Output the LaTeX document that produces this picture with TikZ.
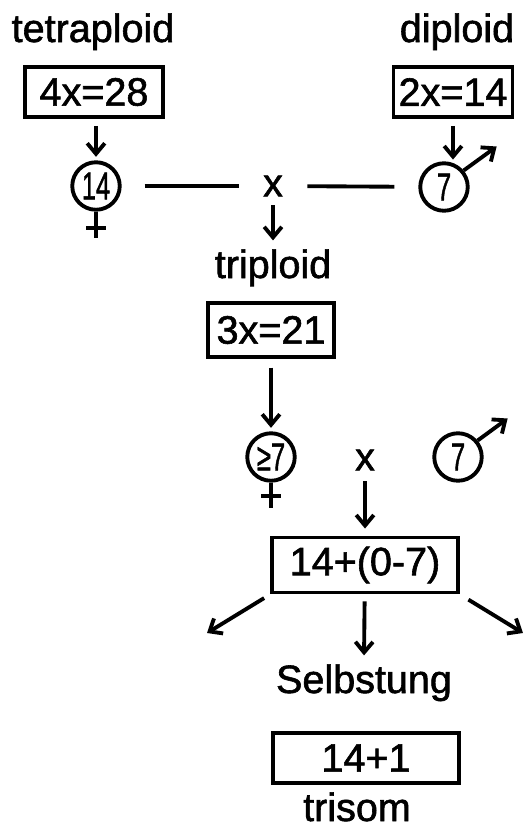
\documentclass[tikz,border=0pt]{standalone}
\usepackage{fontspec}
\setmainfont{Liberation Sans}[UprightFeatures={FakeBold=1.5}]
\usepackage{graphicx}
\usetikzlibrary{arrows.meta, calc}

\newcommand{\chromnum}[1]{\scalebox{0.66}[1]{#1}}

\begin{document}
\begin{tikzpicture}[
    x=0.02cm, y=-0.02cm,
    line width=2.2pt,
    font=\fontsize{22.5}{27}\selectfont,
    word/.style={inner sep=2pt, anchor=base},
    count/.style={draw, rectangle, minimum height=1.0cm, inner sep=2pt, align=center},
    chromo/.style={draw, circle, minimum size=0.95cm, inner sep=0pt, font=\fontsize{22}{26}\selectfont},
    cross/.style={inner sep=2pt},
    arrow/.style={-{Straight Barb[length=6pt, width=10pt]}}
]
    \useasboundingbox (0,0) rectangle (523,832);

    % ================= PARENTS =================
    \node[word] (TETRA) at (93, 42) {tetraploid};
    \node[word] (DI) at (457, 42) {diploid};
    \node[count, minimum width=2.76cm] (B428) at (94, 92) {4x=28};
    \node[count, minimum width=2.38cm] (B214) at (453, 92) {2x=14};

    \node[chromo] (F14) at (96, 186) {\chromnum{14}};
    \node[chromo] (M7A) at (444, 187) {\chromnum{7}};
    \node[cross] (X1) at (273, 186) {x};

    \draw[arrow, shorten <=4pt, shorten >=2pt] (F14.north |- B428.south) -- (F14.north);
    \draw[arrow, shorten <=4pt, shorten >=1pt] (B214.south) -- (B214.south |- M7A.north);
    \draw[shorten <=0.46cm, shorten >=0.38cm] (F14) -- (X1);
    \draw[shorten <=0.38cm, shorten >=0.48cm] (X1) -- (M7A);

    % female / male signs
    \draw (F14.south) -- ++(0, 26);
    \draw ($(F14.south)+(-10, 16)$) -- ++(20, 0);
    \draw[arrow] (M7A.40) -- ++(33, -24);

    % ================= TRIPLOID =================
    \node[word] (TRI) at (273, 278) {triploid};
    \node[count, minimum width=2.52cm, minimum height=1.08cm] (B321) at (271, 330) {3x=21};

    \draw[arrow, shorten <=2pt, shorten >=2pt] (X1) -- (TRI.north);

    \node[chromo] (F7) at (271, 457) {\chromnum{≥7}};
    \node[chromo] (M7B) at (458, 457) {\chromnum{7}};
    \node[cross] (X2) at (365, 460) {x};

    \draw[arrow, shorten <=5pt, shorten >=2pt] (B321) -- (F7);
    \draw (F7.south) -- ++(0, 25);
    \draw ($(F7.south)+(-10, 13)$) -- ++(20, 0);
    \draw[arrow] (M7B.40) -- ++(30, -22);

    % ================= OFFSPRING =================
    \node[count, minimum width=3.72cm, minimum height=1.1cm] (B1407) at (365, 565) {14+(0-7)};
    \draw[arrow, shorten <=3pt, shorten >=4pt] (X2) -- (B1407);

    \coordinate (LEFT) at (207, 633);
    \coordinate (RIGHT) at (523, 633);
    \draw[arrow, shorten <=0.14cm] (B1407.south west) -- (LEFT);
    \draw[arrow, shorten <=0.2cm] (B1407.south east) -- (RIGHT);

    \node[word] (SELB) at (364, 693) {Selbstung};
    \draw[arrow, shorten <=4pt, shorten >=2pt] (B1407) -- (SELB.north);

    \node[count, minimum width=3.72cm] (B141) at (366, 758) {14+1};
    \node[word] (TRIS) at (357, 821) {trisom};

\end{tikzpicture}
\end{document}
=======
Instructions for the task -
Write out each line of the listing above, exactly, from its first line to the line holding "at (365, 460)", inclusive. Skip the pictures.

Answer to the problem -
Output the LaTeX document that produces this picture with TikZ.
\documentclass[tikz,border=0pt]{standalone}
\usepackage{fontspec}
\setmainfont{Liberation Sans}[UprightFeatures={FakeBold=1.5}]
\usepackage{graphicx}
\usetikzlibrary{arrows.meta, calc}

\newcommand{\chromnum}[1]{\scalebox{0.66}[1]{#1}}

\begin{document}
\begin{tikzpicture}[
    x=0.02cm, y=-0.02cm,
    line width=2.2pt,
    font=\fontsize{22.5}{27}\selectfont,
    word/.style={inner sep=2pt, anchor=base},
    count/.style={draw, rectangle, minimum height=1.0cm, inner sep=2pt, align=center},
    chromo/.style={draw, circle, minimum size=0.95cm, inner sep=0pt, font=\fontsize{22}{26}\selectfont},
    cross/.style={inner sep=2pt},
    arrow/.style={-{Straight Barb[length=6pt, width=10pt]}}
]
    \useasboundingbox (0,0) rectangle (523,832);

    % ================= PARENTS =================
    \node[word] (TETRA) at (93, 42) {tetraploid};
    \node[word] (DI) at (457, 42) {diploid};
    \node[count, minimum width=2.76cm] (B428) at (94, 92) {4x=28};
    \node[count, minimum width=2.38cm] (B214) at (453, 92) {2x=14};

    \node[chromo] (F14) at (96, 186) {\chromnum{14}};
    \node[chromo] (M7A) at (444, 187) {\chromnum{7}};
    \node[cross] (X1) at (273, 186) {x};

    \draw[arrow, shorten <=4pt, shorten >=2pt] (F14.north |- B428.south) -- (F14.north);
    \draw[arrow, shorten <=4pt, shorten >=1pt] (B214.south) -- (B214.south |- M7A.north);
    \draw[shorten <=0.46cm, shorten >=0.38cm] (F14) -- (X1);
    \draw[shorten <=0.38cm, shorten >=0.48cm] (X1) -- (M7A);

    % female / male signs
    \draw (F14.south) -- ++(0, 26);
    \draw ($(F14.south)+(-10, 16)$) -- ++(20, 0);
    \draw[arrow] (M7A.40) -- ++(33, -24);

    % ================= TRIPLOID =================
    \node[word] (TRI) at (273, 278) {triploid};
    \node[count, minimum width=2.52cm, minimum height=1.08cm] (B321) at (271, 330) {3x=21};

    \draw[arrow, shorten <=2pt, shorten >=2pt] (X1) -- (TRI.north);

    \node[chromo] (F7) at (271, 457) {\chromnum{≥7}};
    \node[chromo] (M7B) at (458, 457) {\chromnum{7}};
    \node[cross] (X2) at (365, 460) {x};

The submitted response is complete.